The absence of Swiss parliamentarians at this latest gathering is telling. Where earlier events may have attracted political attention, this time the response was one of deliberate disengagement. It suggests a growing recognition that such initiatives are less about constructive dialogue and more about sustaining a cycle of grievance that no longer reflects realities on the ground.
The Swiss government’s earlier refusal to support a proposed “peace forum” involving not only Azerbaijan and Armenia but also self styled representatives of Garabagh further underscores this shift. Both Baku and Yerevan declined to participate, favouring direct negotiations supported by international partners such as the United States. The rejection of a symbolic gathering in favour of substantive diplomacy points to a maturing approach on both sides.
This is where the central contradiction becomes most apparent. While political leadership in Armenia has, however cautiously, moved towards recognising new realities and engaging in dialogue, segments of the diaspora remain anchored in a past that no longer exists. Their campaigns, whether in European parliaments or public forums, risk complicating a process that is already fragile.
None of this is to suggest that the path to peace is straightforward. It is not. The legacy of conflict runs deep, and trust between the parties remains limited. Yet, the alternative to engagement is a return to the very dynamics that have hindered Armenia’s development for decades. Continued isolation, economic stagnation and geopolitical marginalisation are not abstract risks. They are lived experiences from the recent past.

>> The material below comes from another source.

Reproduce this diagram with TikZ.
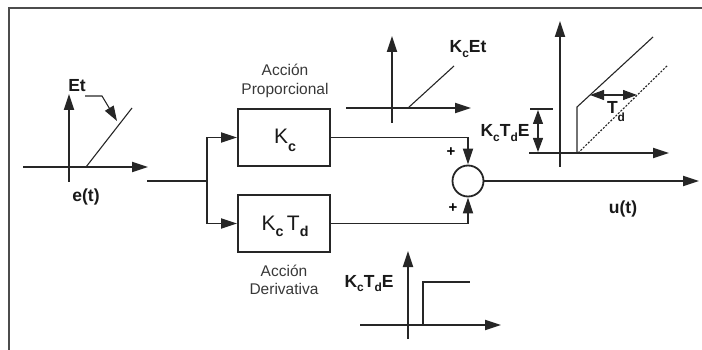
\documentclass[tikz,border=0pt]{standalone}
\usepackage{fontspec}
\setmainfont{Liberation Sans}
\usetikzlibrary{arrows.meta}
\newcommand{\sbx}[2][0.28em]{\raisebox{-#1}{\scalebox{0.68}{\bfseries #2}}}
\begin{document}
\begin{tikzpicture}[x=1pt,y=-1pt,
  ln/.style={line width=1.8pt, draw=black!85},
  thn/.style={line width=1.1pt, draw=black!85},
  tip/.style={-{Triangle[length=16pt,width=10pt]}},
  dtip/.style={{Triangle[length=14pt,width=10pt]}-{Triangle[length=14pt,width=10pt]}},
  blk/.style={draw=black!85, line width=1.8pt, minimum width=92pt, minimum height=57pt, inner sep=0pt},
  lbl/.style={font=\bfseries\fontsize{17.5}{19}\selectfont, inner sep=0pt, anchor=base, text=black!90},
  boxlbl/.style={font=\fontsize{21}{23}\selectfont, inner sep=0pt, anchor=base, text=black!90},
  captext/.style={font=\fontsize{15.5}{18.5}\selectfont, align=center, inner sep=0pt, text=black!78}]
\useasboundingbox (0,0) rectangle (702,350);
% frame
\draw[line width=1.7pt, black!70] (9,351) -- (9,8) -- (703,8);

% input plot e(t)
\draw[ln,tip] (69,182) -- (69,94);
\draw[ln,tip] (23,167) -- (148,167);
\draw[thn] (86,167) -- (132,108);
\node[lbl] (et) at (77,92) {Et};
\draw[thn,-{Triangle[length=15pt,width=10pt]}] (85,96) -- (102,96) -- (117,121);
\node[lbl] (e) at (86,202) {e(t)};

% blocks
\coordinate (in) at (147,181);
\coordinate (br) at (207,181);
\node[blk] (kc) at (284,137.5) {};
\node[blk] (kd) at (284,223.5) {};
\node[boxlbl] at (285,144) {K\sbx[0.38em]{c}};
\node[boxlbl] at (285,230) {K\sbx[0.3em]{c}\,T\sbx[0.3em]{d}};
\node[captext] (ap) at (285,81) {Acción\\Proporcional};
\node[captext] (ad) at (284,280) {Acción\\Derivativa};
\node[circle, draw=black!85, line width=1.8pt, minimum size=31pt, inner sep=0pt] (sum) at (468,181) {};
\coordinate (out) at (699,181);

\draw[ln] (in) -- (br);
\draw[ln,tip] (br) |- (kc.west);
\draw[ln,tip] (br) |- (kd.west);
\draw[ln,tip] (kc.east) -| (sum.north);
\draw[ln,tip] (kd.east) -| (sum.south);
\draw[ln,tip] (sum.east) -- (out);
\node[font=\bfseries\fontsize{15}{15}\selectfont, inner sep=0pt] (p1) at (451,152) {+};
\node[font=\bfseries\fontsize{15}{15}\selectfont, inner sep=0pt] (p2) at (453,208) {+};
\node[lbl] (u) at (623,214) {u(t)};

% proportional response
\draw[ln,tip] (392,123) -- (392,36);
\draw[ln,tip] (346,108) -- (471,108);
\draw[thn] (408,108) -- (454,66);
\node[lbl] (kcet) at (468,53) {K\sbx{c}Et};

% derivative response
\draw[ln,tip] (408,339) -- (408,251);
\draw[ln,tip] (360,325) -- (501,325);
\draw[thn] (423,325) -- (423,282) -- (470,282);
\node[lbl] (kctde2) at (369,287) {K\sbx{c}T\sbx{d}E};

% total response
\draw[ln,tip] (560,167) -- (560,21);
\draw[ln,tip] (529,153) -- (669,153);
\draw[thn] (577,153) -- (577,107) -- (653,37);
\draw[thn, dash pattern=on 2pt off 1.5pt] (578,153) -- (668,65);
\draw[thn,dtip] (590,95) -- (637,95);
\node[lbl] (td) at (616,114) {T\sbx[0.45em]{d}};
\draw[ln] (530,109) -- (553,109);
\draw[thn,dtip] (538,110) -- (538,152);
\node[lbl] (kctde) at (505,137) {K\sbx{c}T\sbx{d}E};
\end{tikzpicture}
\end{document}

The events in Switzerland may seem minor in isolation, but they are indicative of a broader pattern. In the presence of Karnig Kerkonian, Sarkis Shahinian and Joel Veldkamp, who acted as speakers at the press conference hosted by the Geneva Press Club, the already fragile peace between Armenia and Azerbaijan appeared not merely under strain but deliberately targeted, as their rhetoric and positioning seemed aimed at keeping the South Caucasus locked in a cycle of perpetual tension and denying the region any real prospect of lasting peace. As the region moves, however unevenly, towards normalisation, the space for narratives rooted in confrontation is narrowing. Legislative bodies, international partners and even sections of Armenian society are beginning to recognise that sustainable progress cannot be built on the foundations of revanchism.
Ultimately, the question is not whether such provocations will continue. They almost certainly will. The more important question is whether they will succeed in shaping outcomes. The evidence so far suggests otherwise. The rejection in Switzerland is not just a diplomatic footnote. It is a reflection of a changing international environment in which the politics of perpetual grievance are losing their resonance.
For Armenia, the choice remains stark. It can continue to be influenced by voices that seek to relitigate the past, or it can consolidate a future based on cooperation, connectivity and pragmatic statecraft. The peace process with Azerbaijan, however imperfect, offers a pathway towards that future. Undermining it for short term political gain would be a mistake with long term consequences.